With pork processing capacity currently down 28% due to COVID-19 challenges, should we be shipping so much U.S. pork beyond our borders? Neil Dierks, CEO of the National Pork Producers Council, says it's a question people may be soon be asking, if they are not already, but the answer is not so black-and-white.
"A lot of people just look for simple answers and they don't realize the fact that our export business has been built on finding value for products that typically Americans don't value, particularly those kinds of things we call variety meats — organ meats, snouts or pigs feet, things in this order," Dierks said Tuesday during National Pork Board's "COVID-19 Webinar — Supply Chain Operations Update and Composting Resource." "There's a lot of material in our export numbers that are included that are delicacies in other parts of the world."

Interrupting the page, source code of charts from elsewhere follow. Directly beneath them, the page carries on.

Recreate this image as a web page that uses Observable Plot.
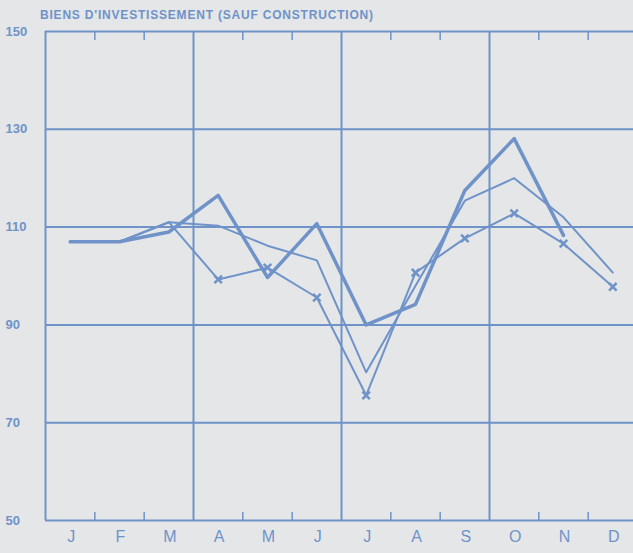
<!DOCTYPE html>
<html>
<head>
<meta charset="utf-8">
<script src="https://cdn.jsdelivr.net/npm/d3@7"></script>
<script src="https://cdn.jsdelivr.net/npm/@observablehq/plot@0.6"></script>
<style>
  html, body { margin: 0; padding: 0; background: #e4e6e8; width: 633px; height: 553px; overflow: hidden; }
  #wrap { position: relative; width: 633px; height: 553px; }
  #title { position: absolute; left: 40px; top: 8px;
    font-family: "Liberation Sans", sans-serif; font-weight: bold; font-size: 12px; letter-spacing: 0.8px;
    color: #6f93c8; white-space: nowrap; }
  svg { background: transparent; display: block; }
</style>
</head>
<body>
<div id="wrap">
<div id="chart"></div>
<div id="title">BIENS D'INVESTISSEMENT (SAUF CONSTRUCTION)</div>
</div>
<script>
const months = ["J","F","M","A","M","J","J","A","S","O","N","D"];
const yTicks = [50, 70, 90, 110, 130, 150];
const seriesThick = [107, 107, 109, 116.5, 99.7, 110.7, 90, 94.2, 117.5, 128.1, 108.3, null];
const seriesMid   = [107, 107, 111, 110.3, 106.2, 103.2, 80.3, 98, 115.4, 120, 112, 100.7];
const seriesCross = [107, 107, 111, 99.3, 101.7, 95.6, 75.6, 100.7, 107.7, 112.8, 106.6, 97.8];
const quarterLines = [0, 3, 6, 9];
const monthBounds = [1, 2, 4, 5, 7, 8, 10, 11];

const blue = "#6f93c8";
const toRows = arr => arr.map((v, i) => ({x: i + 0.5, y: v})).filter(d => d.y != null);

const chart = Plot.plot({
  width: 633,
  height: 553,
  marginLeft: 45,
  marginRight: 0,
  marginTop: 31,
  marginBottom: 33,
  style: {background: "transparent"},
  x: {type: "linear", domain: [0, 12], range: [45, 637], axis: null},
  y: {domain: [50, 150], axis: null},
  marks: [
    Plot.ruleY(yTicks, {stroke: blue, strokeWidth: 2}),
    Plot.ruleX(quarterLines, {stroke: blue, strokeWidth: 2}),
    Plot.axisX(monthBounds, {anchor: "top", label: null, tickSize: -8, tickFormat: () => "", stroke: blue, strokeWidth: 1.5, strokeOpacity: 1}),
    Plot.axisX(monthBounds, {anchor: "bottom", label: null, tickSize: -8, tickFormat: () => "", stroke: blue, strokeWidth: 1.5, strokeOpacity: 1}),
    Plot.text(months, {x: (d, i) => i + 0.5, text: d => d, frameAnchor: "bottom", dy: 21, dx: 1,
      fill: blue, fontSize: 16, fontFamily: "Liberation Sans, sans-serif"}),
    Plot.text(yTicks, {y: d => d, text: d => String(d), frameAnchor: "left", textAnchor: "start", dx: -40,
      fill: blue, fontSize: 13, fontWeight: "bold", letterSpacing: "1px", fontFamily: "Liberation Sans, sans-serif"}),
    Plot.line(toRows(seriesMid), {x: "x", y: "y", stroke: blue, strokeWidth: 2}),
    Plot.line(toRows(seriesCross), {x: "x", y: "y", stroke: blue, strokeWidth: 2}),
    Plot.dot(toRows(seriesCross).slice(3), {x: "x", y: "y", symbol: "times", r: 3.5, stroke: blue, strokeWidth: 2.5}),
    Plot.line(toRows(seriesThick), {x: "x", y: "y", stroke: blue, strokeWidth: 3.5})
  ]
});
document.getElementById("chart").appendChild(chart);
</script>
</body>
</html>
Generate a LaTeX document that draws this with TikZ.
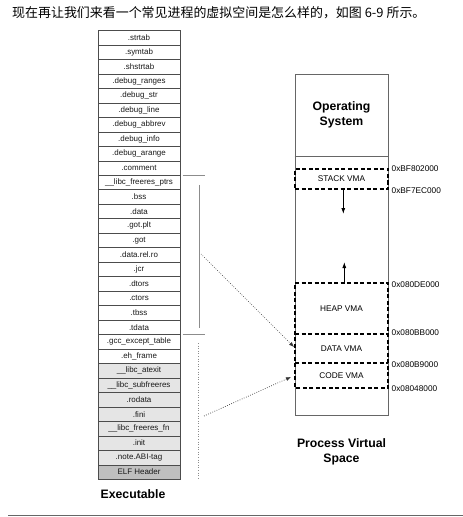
\documentclass[tikz,border=0pt]{standalone}
\usepackage{fontspec}
\setmainfont{Liberation Sans}
\newfontfamily\cjk{Noto Sans CJK SC}
\usetikzlibrary{arrows.meta}
\begin{document}
\begin{tikzpicture}[x=1bp,y=-1bp,
  sec/.style={draw=black!70,line width=0.5bp,minimum width=82bp,minimum height=14.476bp,inner sep=0,font=\fontsize{8}{9}\selectfont,text=black!90},
  vma/.style={draw=black,line width=1.3bp,dash pattern=on 4bp off 2.5bp},
  vmabox/.style={minimum width=93bp,inner sep=0,outer sep=0},
  addr/.style={anchor=west,inner sep=0,font=\fontsize{8.3}{9}\selectfont},
  vlabel/.style={inner sep=0,font=\fontsize{8.3}{9}\selectfont},
  bigtitle/.style={font=\fontsize{12.3}{14.5}\selectfont\bfseries,align=center,inner sep=0},
  brk/.style={draw=black!45,line width=0.6bp},
  dotarrow/.style={draw=black!80,line width=0.7bp,dash pattern=on 0.7bp off 1.6bp,-{Latex[length=5bp,width=4bp]}},
  growarrow/.style={draw=black,line width=0.9bp,-{Latex[length=6bp,width=4bp]}}]
\useasboundingbox (0,0) rectangle (463,517);
% heading
\node[anchor=west,inner sep=0,font=\cjk\fontsize{13}{15}\selectfont] (head) at (12,12.5) {现在再让我们来看一个常见进程的虚拟空间是怎么样的，如图 6-9 所示。};
% shaded bottom rows
\fill[gray!20] (98,{30.5+23*14.476}) rectangle (180,{30.5+30*14.476});
\fill[gray!50] (98,{30.5+30*14.476}) rectangle (180,{30.5+31*14.476});
% executable sections
\foreach \t [count=\i] in {.strtab,.symtab,.shstrtab,.debug\_ranges,.debug\_str,.debug\_line,.debug\_abbrev,.debug\_info,.debug\_arange,.comment,\_\_libc\_freeres\_ptrs,.bss,.data,.got.plt,.got,.data.rel.ro,.jcr,.dtors,.ctors,.tbss,.tdata,.gcc\_except\_table,.eh\_frame,\_\_libc\_atexit,\_\_libc\_subfreeres,.rodata,.fini,\_\_libc\_freeres\_fn,.init,.note.ABI-tag,ELF Header}
  \node[sec] (r\i) at (139,{30.5+(\i-0.5)*14.476}) {\t};
\node[bigtitle] (exe) at (133,494) {Executable};
% segment brackets
\draw[brk] (182.7,175.5) -- (205,175.5);
\draw[brk] (199.3,185) -- (199.3,328);
\draw[brk] (182.7,334) -- (205,334);
\draw[brk,dotted] (198.5,343) -- (198.5,480);
\coordinate (dseg) at (201,254);
\coordinate (cseg) at (204,416);
% process virtual space
\node[draw=black!60,line width=0.6bp,minimum width=93bp,minimum height=341bp,inner sep=0] (pvs) at (341.5,244.5) {};
\draw[black!60,line width=0.6bp] (pvs.west |- 0,156) -- (pvs.east |- 0,156);
\node[bigtitle] (os) at (341.5,115) {Operating\\System};
\node[vma,vmabox,minimum height=20bp] (stack) at (341.5,179) {};
\node[vlabel] (stackl) at (stack) {STACK VMA};
\node[vmabox,minimum height=51bp] (heap) at (341.5,308.5) {};
\node[vmabox,minimum height=29bp] (data) at (341.5,348.5) {};
\node[vmabox,minimum height=25bp] (code) at (341.5,375.5) {};
\draw[vma] (heap.north west) -- (heap.north east) -- (code.south east) -- (code.south west) -- cycle;
\draw[vma] (data.north west) -- (data.north east);
\draw[vma] (code.north west) -- (code.north east);
\node[vlabel] (heapl) at (341.5,309) {HEAP VMA};
\node[vlabel] (datal) at (341.5,349) {DATA VMA};
\node[vlabel] (codel) at (341.5,376) {CODE VMA};
\node[addr] (a1) at (391.5,169) {0xBF802000};
\node[addr] (a2) at (391.5,191) {0xBF7EC000};
\node[addr] (a3) at (391.5,284.5) {0x080DE000};
\node[addr] (a4) at (391.5,333) {0x080BB000};
\node[addr] (a5) at (391.5,364.5) {0x080B9000};
\node[addr] (a6) at (391.5,389) {0x08048000};
\coordinate (sdown) at (343.3,214);
\coordinate (hup) at (344.3,262);
\draw[growarrow] (stack.south -| sdown) -- (sdown);
\draw[growarrow] (heap.north -| hup) -- (hup);
\node[bigtitle] (pvl) at (341.5,452) {Process Virtual\\Space};
% mapping arrows
\coordinate (dtip) at (294,347);
\coordinate (ctip) at (291,377);
\draw[dotarrow] (dseg) -- (dtip);
\draw[dotarrow] (cseg) -- (ctip);
% page rule
\draw[black!60,line width=1.5bp] (8,515.5) -- (463,515.5);
\end{tikzpicture}
\end{document}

However, there are some countries that do have similar pork preferences as American consumers, and Dierks says in some instances, export customers have also been getting their orders shorted.
"The important thing to recognize, in this kind of event, is that it can determine how whether or not you're viewed as a reliable supplier?" Dierks says "It's important that we avoid any kind of broad brush let's stop exports, and allow the marketplace to work as well as allow us access to those customers that see value in products Americans don't see value in."
According to Steve Meyer, Kerns and Associates, U.S. pork exports have been running between 37,000 and 45,000 metric tons per week.
"I don't think those are going to back off because China still needs product. If you look, China is accounting for a large portion of this," Meyer says. "Right now, hams are extremely low price and we think they will probably help our exports to Mexico. While every other cut has gone up, hams have really lagged."
Meyer expects the discussion on export markets to come up more on Capitol Hill, if indemnities are paid, and cautions this thinking, citing the lessons learned from the Jimmy Carter administration's grain embargo in January 1980 in response to the Soviet Union's invasion of Afghanistan in 1979.
"We know it's short-run situation at home, but have worked for many, many years to develop these export relationships," Meyer says. "We will get back to production that will support both sides. We need to let the market dictate what happens in the short run and leave that alone."